Autre exemple connu : la réforme de l’université. Certes, le renforcement de l’autorité des présidents d’université est, en soi, une bonne chose. Mais le vrai problème de l’université est ailleurs. Il n’a même pas été effleuré. C’est celui du recrutement et de la formation des enseignants, dans l’ensemble fort médiocres en regard de l’étranger. « Donnez-moi de bons maîtres et je vous donnerai de bons élèves » dit l’adage. Et on n’évoquera pas ici le naufrage de l’Education nationale qui ne cesse de sombrer pavillon haut.

Dernier cas : la réforme des retraites, certes, arrachée aux forceps. Mais elle aura fait gagner 5 années tout au plus. Il faudra la remettre en chantier dans quelques années pour enfin remettre le dossier des retraites sur les rails.

En regard de ces efforts menés dans le désordre et en l’absence de réflexion stratégique, trois cas criants de mauvaise gouvernance affectant trois secteurs clefs de la vie nationale ne manquent pas de sauter aux yeux. Il s‘agit de la défense nationale, de l’endettement et l’euro et de l’immigration.

Défense nationale, immigration, euro et endettement : une mauvaise gouvernance

A/ La défense nationale, secteur névralgique, s’il en est, de notre société.
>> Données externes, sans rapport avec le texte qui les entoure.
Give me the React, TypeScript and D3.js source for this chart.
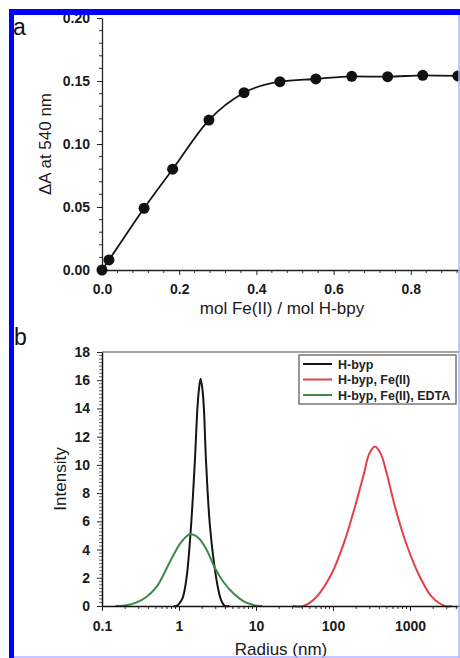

Etait-il vraiment nécessaire, pour « payer le retour à l’Otan », d’envoyer plus de 4000 soldats en Afghanistan à l’autre bout du monde alors qu’après tant de sacrifices et de pertes, un retrait de ce champ de bataille paraît inévitable à bref délai ? Etait-il si urgent de renverser le régime libyen, si détestable fût-il, à grand renfort de bombes larguées du haut des cieux avec un coût significatif en termes de vies humaines et de ravages matériels, et tout cela, en fin de compte, pour installer, par la force des armes françaises, la Charia dans ce malheureux pays ? Alors que l’effort de défense de notre pays, qui pourrait se révéler bientôt infiniment précieux face aux nouvelles menaces qui montent de tous côtés – on songe à la bombe iranienne et aux bombes pakistanaises – plafonne à un niveau tragiquement insuffisant, 1,6% du PNB, tout juste de quoi entretenir une armée-croupion, valeureuse, certes, mais équipée d’armements insuffisants en nombre et en qualité.
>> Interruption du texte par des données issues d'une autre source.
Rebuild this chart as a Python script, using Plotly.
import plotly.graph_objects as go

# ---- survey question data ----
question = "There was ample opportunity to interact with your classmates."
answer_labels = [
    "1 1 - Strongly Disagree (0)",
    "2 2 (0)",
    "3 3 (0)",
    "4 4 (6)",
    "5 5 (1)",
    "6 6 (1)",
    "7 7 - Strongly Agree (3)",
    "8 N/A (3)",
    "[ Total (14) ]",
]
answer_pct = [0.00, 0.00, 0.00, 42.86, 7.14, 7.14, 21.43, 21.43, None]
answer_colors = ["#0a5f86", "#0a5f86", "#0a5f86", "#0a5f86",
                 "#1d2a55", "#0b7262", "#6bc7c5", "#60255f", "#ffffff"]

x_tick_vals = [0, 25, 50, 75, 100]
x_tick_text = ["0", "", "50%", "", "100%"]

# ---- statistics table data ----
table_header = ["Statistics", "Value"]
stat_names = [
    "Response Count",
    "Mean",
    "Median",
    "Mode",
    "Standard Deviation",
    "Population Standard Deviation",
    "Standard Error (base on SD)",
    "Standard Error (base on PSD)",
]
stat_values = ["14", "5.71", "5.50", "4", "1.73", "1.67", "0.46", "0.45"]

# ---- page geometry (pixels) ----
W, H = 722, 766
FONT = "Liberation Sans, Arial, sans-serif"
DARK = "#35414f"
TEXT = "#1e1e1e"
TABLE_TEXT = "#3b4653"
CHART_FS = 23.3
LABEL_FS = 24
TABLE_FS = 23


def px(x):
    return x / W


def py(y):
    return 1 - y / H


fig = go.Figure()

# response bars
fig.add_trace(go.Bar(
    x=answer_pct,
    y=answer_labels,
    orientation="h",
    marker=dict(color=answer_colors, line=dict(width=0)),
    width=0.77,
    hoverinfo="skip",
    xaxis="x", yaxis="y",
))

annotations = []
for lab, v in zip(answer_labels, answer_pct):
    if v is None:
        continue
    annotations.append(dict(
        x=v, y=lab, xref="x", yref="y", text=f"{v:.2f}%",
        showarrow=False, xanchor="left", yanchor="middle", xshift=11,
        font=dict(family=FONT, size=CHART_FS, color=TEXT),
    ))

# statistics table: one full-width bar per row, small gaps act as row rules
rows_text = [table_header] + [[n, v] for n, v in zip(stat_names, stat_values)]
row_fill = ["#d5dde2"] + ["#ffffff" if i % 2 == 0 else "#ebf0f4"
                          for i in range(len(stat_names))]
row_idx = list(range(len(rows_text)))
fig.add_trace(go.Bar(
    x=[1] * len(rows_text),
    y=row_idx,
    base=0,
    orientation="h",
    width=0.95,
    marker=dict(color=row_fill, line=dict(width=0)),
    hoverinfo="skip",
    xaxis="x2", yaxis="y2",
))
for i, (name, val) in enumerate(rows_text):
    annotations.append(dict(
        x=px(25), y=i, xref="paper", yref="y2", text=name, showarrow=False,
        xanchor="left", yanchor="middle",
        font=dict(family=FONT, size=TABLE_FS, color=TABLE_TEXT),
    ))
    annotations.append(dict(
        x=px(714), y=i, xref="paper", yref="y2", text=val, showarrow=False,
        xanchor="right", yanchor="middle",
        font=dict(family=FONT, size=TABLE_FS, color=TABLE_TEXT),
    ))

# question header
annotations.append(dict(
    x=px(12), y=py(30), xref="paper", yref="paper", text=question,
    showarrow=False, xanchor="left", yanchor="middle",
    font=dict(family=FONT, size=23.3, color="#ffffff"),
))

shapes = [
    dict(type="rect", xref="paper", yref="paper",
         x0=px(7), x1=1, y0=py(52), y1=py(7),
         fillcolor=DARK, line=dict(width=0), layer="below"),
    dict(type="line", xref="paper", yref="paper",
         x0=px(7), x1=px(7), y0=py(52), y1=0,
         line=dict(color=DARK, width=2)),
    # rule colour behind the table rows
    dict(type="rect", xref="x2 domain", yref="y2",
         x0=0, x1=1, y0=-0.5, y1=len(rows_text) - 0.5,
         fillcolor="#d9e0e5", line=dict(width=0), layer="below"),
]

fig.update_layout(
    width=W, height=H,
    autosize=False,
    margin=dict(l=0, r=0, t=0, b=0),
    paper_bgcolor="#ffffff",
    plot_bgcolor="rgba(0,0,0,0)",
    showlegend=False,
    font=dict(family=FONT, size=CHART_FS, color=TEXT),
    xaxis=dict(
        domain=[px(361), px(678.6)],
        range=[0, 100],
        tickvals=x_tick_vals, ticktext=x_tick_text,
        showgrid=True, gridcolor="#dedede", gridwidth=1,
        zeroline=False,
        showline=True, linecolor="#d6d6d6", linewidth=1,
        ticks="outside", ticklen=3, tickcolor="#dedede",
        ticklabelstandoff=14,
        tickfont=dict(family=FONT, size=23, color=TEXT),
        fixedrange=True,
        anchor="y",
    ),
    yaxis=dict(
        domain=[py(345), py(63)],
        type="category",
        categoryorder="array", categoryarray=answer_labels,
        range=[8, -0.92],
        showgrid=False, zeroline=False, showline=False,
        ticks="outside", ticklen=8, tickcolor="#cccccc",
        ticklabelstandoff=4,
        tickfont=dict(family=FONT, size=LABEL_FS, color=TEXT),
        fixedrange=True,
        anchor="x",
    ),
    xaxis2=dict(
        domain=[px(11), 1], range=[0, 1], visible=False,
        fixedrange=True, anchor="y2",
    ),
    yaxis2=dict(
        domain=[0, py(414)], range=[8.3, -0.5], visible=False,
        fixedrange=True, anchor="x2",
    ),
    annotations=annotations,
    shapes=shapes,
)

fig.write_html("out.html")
B/ L’immigration. Ici, point n’est besoin d’un long discours. Les chiffres parlent d’eux-mêmes. Etait-il honnête de proclamer Urbi et orbi, le choix d’une immigration « choisie » ramenée à des niveaux décents, pour laisser, par la suite, flotter négligemment les flux migratoires, largement composés d’inactifs et d’assistés, autour de 200.000 personnes par an (250.000 avec les clandestins), et cela pour un coût annuel proche du déficit budgétaire ? Financer l’immigration par l’endettement supporté par nos enfants, il fallait le faire. Mais voilà quand même une façon bien insolite de préparer l’avenir de la France.
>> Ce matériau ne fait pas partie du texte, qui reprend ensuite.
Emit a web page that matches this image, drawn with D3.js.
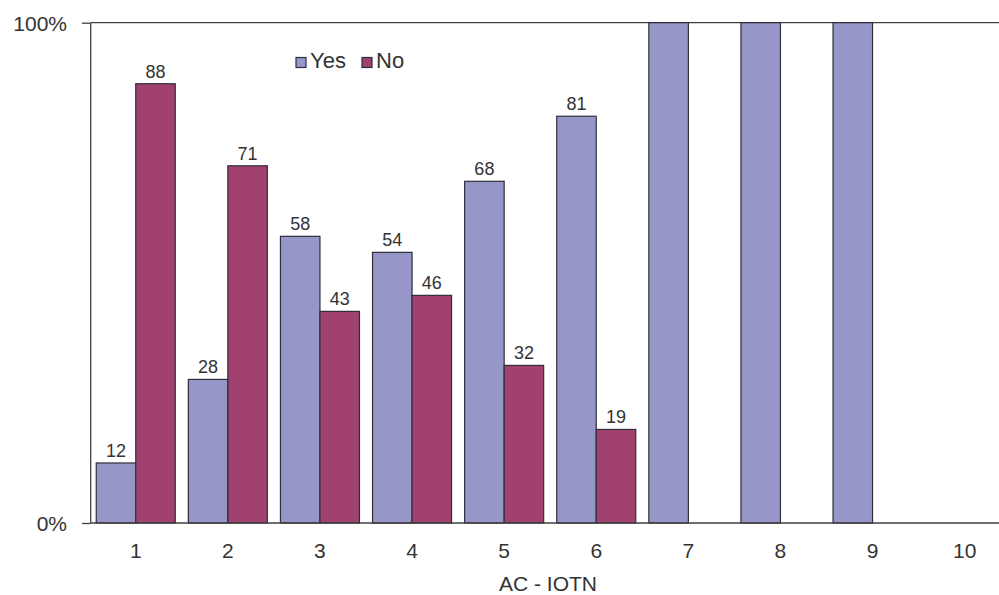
<!DOCTYPE html>
<html>
<head>
<meta charset="utf-8">
<script src="https://cdn.jsdelivr.net/npm/d3@7"></script>
<style>
  html, body { margin: 0; padding: 0; background: #fff; }
  svg { display: block; font-family: "Liberation Sans", Arial, sans-serif; }
</style>
</head>
<body>
<svg id="chart" width="999" height="595"></svg>
<script>
// ---- data ----
const categories = ["1", "2", "3", "4", "5", "6", "7", "8", "9", "10"];
const seriesNames = ["Yes", "No"];
// bar heights (percent)
const yesValues = [12, 28.7, 57.3, 54.1, 68.3, 81.3, 100, 100, 100, null];
const noValues  = [87.8, 71.4, 42.3, 45.5, 31.5, 18.7, 0, 0, 0, null];
// data labels printed above the bars
const yesLabels = ["12", "28", "58", "54", "68", "81", "", "", "", ""];
const noLabels  = ["88", "71", "43", "46", "32", "19", "", "", "", ""];
const yTickValues = [0, 100];
const yTickLabels = ["0%", "100%"];
const xAxisTitle = "AC - IOTN";

const colors = { Yes: "#9696c8", No: "#a1416f" };
const textColor = "#333333";
const lineColor = "#404040";

const svg = d3.select("#chart");
const chartW = 999;
const plotLeft = 90.7, plotTop = 22.7, plotBottom = 523;

const x0 = d3.scaleBand()
  .domain(categories)
  .range([89.7, 1010.7])
  .paddingInner(0.142)
  .paddingOuter(0.071);

const x1 = d3.scaleBand()
  .domain(seriesNames)
  .range([0, x0.bandwidth()]);

const y = d3.scaleLinear().domain([0, 100]).range([plotBottom, plotTop]);

const rows = categories.map((c, i) => ({
  cat: c,
  Yes: { value: yesValues[i], label: yesLabels[i] },
  No: { value: noValues[i], label: noLabels[i] }
}));

// top frame line
svg.append("line")
  .attr("x1", plotLeft).attr("x2", chartW).attr("y1", y(100)).attr("y2", y(100))
  .attr("stroke", lineColor).attr("stroke-width", 1.3);

// bars
const groups = svg.append("g").selectAll("g")
  .data(rows).join("g")
  .attr("transform", d => `translate(${x0(d.cat)},0)`);

const items = d => seriesNames.map(k => ({ key: k, value: d[k].value, label: d[k].label }));

groups.selectAll("rect")
  .data(d => items(d).filter(e => e.value != null && e.value > 0))
  .join("rect")
  .attr("x", d => x1(d.key))
  .attr("width", x1.bandwidth())
  .attr("y", d => y(d.value))
  .attr("height", d => y(0) - y(d.value))
  .attr("fill", d => colors[d.key])
  .attr("stroke", "#2e2e3a")
  .attr("stroke-width", 1.2);

// value labels
groups.selectAll("text")
  .data(d => items(d).filter(e => e.label))
  .join("text")
  .attr("x", d => x1(d.key) + x1.bandwidth() / 2)
  .attr("y", d => y(d.value) - 6)
  .attr("text-anchor", "middle")
  .attr("font-size", 18)
  .attr("fill", textColor)
  .text(d => d.label);

// y axis
const yAxis = d3.axisLeft(y)
  .tickValues(yTickValues)
  .tickFormat((d, i) => yTickLabels[i])
  .tickSize(8.7)
  .tickPadding(15);
const gy = svg.append("g").attr("transform", `translate(${plotLeft},0)`).call(yAxis);
gy.select(".domain").attr("stroke", lineColor).attr("stroke-width", 1.3).attr("d", `M0,${plotTop}V${plotBottom}`);
gy.selectAll(".tick line").attr("stroke", lineColor).attr("stroke-width", 1.3);
gy.selectAll(".tick text")
  .attr("font-size", 21)
  .attr("font-family", "Liberation Sans, Arial, sans-serif")
  .attr("fill", textColor)
  .attr("dy", "0.36em");

// x axis
const xAxis = d3.axisBottom(x0).tickSize(0).tickPadding(20);
const gx = svg.append("g").attr("transform", `translate(0,${plotBottom})`).call(xAxis);
gx.select(".domain").remove();
svg.append("line")
  .attr("x1", plotLeft).attr("x2", chartW).attr("y1", plotBottom).attr("y2", plotBottom)
  .attr("stroke", lineColor).attr("stroke-width", 1.3);
gx.selectAll(".tick text")
  .attr("font-size", 21)
  .attr("font-family", "Liberation Sans, Arial, sans-serif")
  .attr("fill", textColor)
  .attr("dy", "0.71em");

// x axis title
svg.append("text")
  .attr("x", 548)
  .attr("y", 591)
  .attr("text-anchor", "middle")
  .attr("font-size", 21)
  .attr("fill", textColor)
  .text(xAxisTitle);

// legend
const legend = svg.append("g");
const legendItems = [
  { key: "Yes", sx: 296, tx: 310 },
  { key: "No", sx: 362, tx: 376 }
];
legend.selectAll("rect").data(legendItems).join("rect")
  .attr("x", d => d.sx).attr("y", 57.5)
  .attr("width", 10).attr("height", 10)
  .attr("fill", d => colors[d.key])
  .attr("stroke", "#2e2e3a").attr("stroke-width", 1.2);
legend.selectAll("text").data(legendItems).join("text")
  .attr("x", d => d.tx).attr("y", 67.7)
  .attr("font-size", 22)
  .attr("fill", textColor)
  .text(d => d.key);
</script>
</body>
</html>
C/ L’euro et l’endettement. Mais le clou du spectacle est sans conteste le drame de l’endettement français et de l’interminable crise de l’euro qui, comme le serpent de mer de la légende, a inlassablement, de réunions de crise en réunions de crise, déroulé ses anneaux tout au long de l’été, dramatisation hautement médiatisée à la clef.

Pour l’euro, à tout seigneur tout honneur, fallait-il être grand clerc pour percevoir que mettre en piste un char à 17 roues, toutes de calibres différents, était encore le plus sûr moyen « d’aller dans le mur » ? Fallait-il si longtemps pour se laisser berner par un politicien grec matois et rusé, rompu à toutes les ficelles des fraudes politiciennes et comptables ? Et comment, enfin, s’extirper péniblement du piège de l’euro que l’on a soi-même savamment tressé autour de soi ? Faudra-t-il sauver l’euro au prix de la perte de l’Europe ?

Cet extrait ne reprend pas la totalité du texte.